Ground Truth: The Foundation of Accurate AI & Machine Learning Models

artesia · 13 March 2025 11:01

The video explains the importance of ground truth data in training, validating, and testing AI and machine learning models, highlighting its role in supervised learning where accurate labeled data is essential for model performance. It also discusses the challenges of obtaining reliable ground truth data and suggests strategies to ensure effective labeling, which is crucial for achieving better outcomes in AI applications.

artesia · 13 March 2025 11:21

The video discusses the concept of ground truth data, which is essential for training, validating, and testing AI and machine learning models. Ground truth data is defined as verified and accurate information that serves as a benchmark for evaluating the performance of AI models. The video emphasizes its importance in supervised learning, where models are trained to perform tasks such as classification and regression using labeled data. This labeled data provides the necessary context for the model to learn and make predictions.

In supervised learning, ground truth data is crucial for the model training process. The video illustrates this by explaining how labeled data, such as images of cats with annotations for features like eyes and ears, helps the model learn to identify similar features in new, unseen data. The accuracy of this ground truth data is vital; incorrect labels can lead to poor model performance and erroneous predictions, which can have serious consequences, especially in critical applications like autonomous vehicles.

The video outlines the machine learning lifecycle, which includes three main stages: training, validation, and testing. During the training stage, ground truth data provides the correct answers for the model to learn from. In the validation stage, the model’s predictions are compared to a different sample of ground truth data to assess its learning. Finally, in the testing stage, the model is evaluated on new data to determine its effectiveness in real-world scenarios, allowing for iterative improvements.

Several supervised learning tasks utilize ground truth data, including classification, regression, and segmentation. Classification tasks involve categorizing data into predefined classes, while regression tasks predict continuous values based on ground truth data. Segmentation tasks break down images into distinct regions, with ground truth data often defined at a pixel level. Each of these tasks relies on accurate ground truth data to function effectively and produce reliable results.

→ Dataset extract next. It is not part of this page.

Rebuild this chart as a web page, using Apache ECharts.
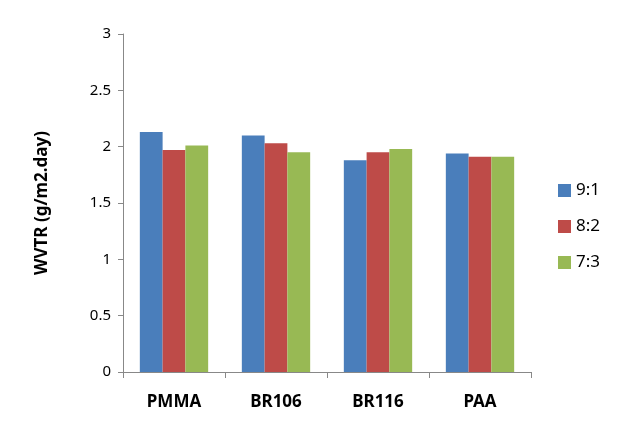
<!DOCTYPE html>
<html>
<head>
<meta charset="utf-8">
<script src="https://cdn.jsdelivr.net/npm/echarts@6/dist/echarts.min.js"></script>
<style>
  html, body { margin: 0; padding: 0; background: #fff; }
  #chart { width: 629px; height: 447px; }
</style>
</head>
<body>
<div id="chart"></div>
<script>
const categories = ['PMMA', 'BR106', 'BR116', 'PAA'];
const seriesNames = ['9:1', '8:2', '7:3'];
const ratio91 = [2.13, 2.10, 1.88, 1.94];
const ratio82 = [1.97, 2.03, 1.95, 1.91];
const ratio73 = [2.01, 1.95, 1.98, 1.91];
const colors = ['#4A7EBB', '#BE4B48', '#98B954'];

const chart = echarts.init(document.getElementById('chart'));

const options = {
    animation: false,
    color: colors,
    grid: { left: 123, right: 98, top: 34, bottom: 75 },
    legend: {
        orient: 'vertical',
        left: 553,
        top: 177,
        itemWidth: 13,
        itemHeight: 13,
        itemGap: 19,
        icon: 'rect',
        textStyle: { fontSize: 17, color: '#000', fontFamily: 'Noto Sans' },
        data: seriesNames
    },
    xAxis: {
        type: 'category',
        data: categories,
        axisLine: { lineStyle: { color: '#888' } },
        axisTick: { show: true, length: 6, lineStyle: { color: '#888' } },
        axisLabel: {
            fontSize: 17, fontWeight: 'bold', color: '#000',
            fontFamily: 'Noto Sans', margin: 22
        }
    },
    yAxis: {
        type: 'value',
        min: 0,
        max: 3,
        interval: 0.5,
        name: 'WVTR (g/m2.day)',
        nameLocation: 'middle',
        nameGap: 72,
        nameTextStyle: { fontSize: 17, fontWeight: 'bold', color: '#000', fontFamily: 'Noto Sans' },
        splitLine: { show: false },
        axisLine: { show: true, lineStyle: { color: '#888' } },
        axisTick: { show: true, length: 5, lineStyle: { color: '#888' } },
        axisLabel: { fontSize: 15, color: '#000', fontFamily: 'Noto Sans', margin: 12 }
    },
    series: [
        { name: seriesNames[0], type: 'bar', data: ratio91, barGap: '0%', barCategoryGap: '33%' },
        { name: seriesNames[1], type: 'bar', data: ratio82, barGap: '0%', barCategoryGap: '33%' },
        { name: seriesNames[2], type: 'bar', data: ratio73, barGap: '0%', barCategoryGap: '33%' }
    ]
};

chart.setOption(options);
</script>
</body>
</html>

The video also addresses challenges associated with ground truth data, such as ambiguity, complexity, and representativeness. Human judgment in labeling can introduce subjectivity, while complex data may require domain expertise for accurate labeling. To overcome these challenges, the video suggests strategies like defining clear objectives for the model, implementing a standardized labeling strategy, and ensuring that the ground truth data is regularly updated. Accurate labeling is emphasized as foundational to developing effective AI models, ultimately leading to better performance and outcomes.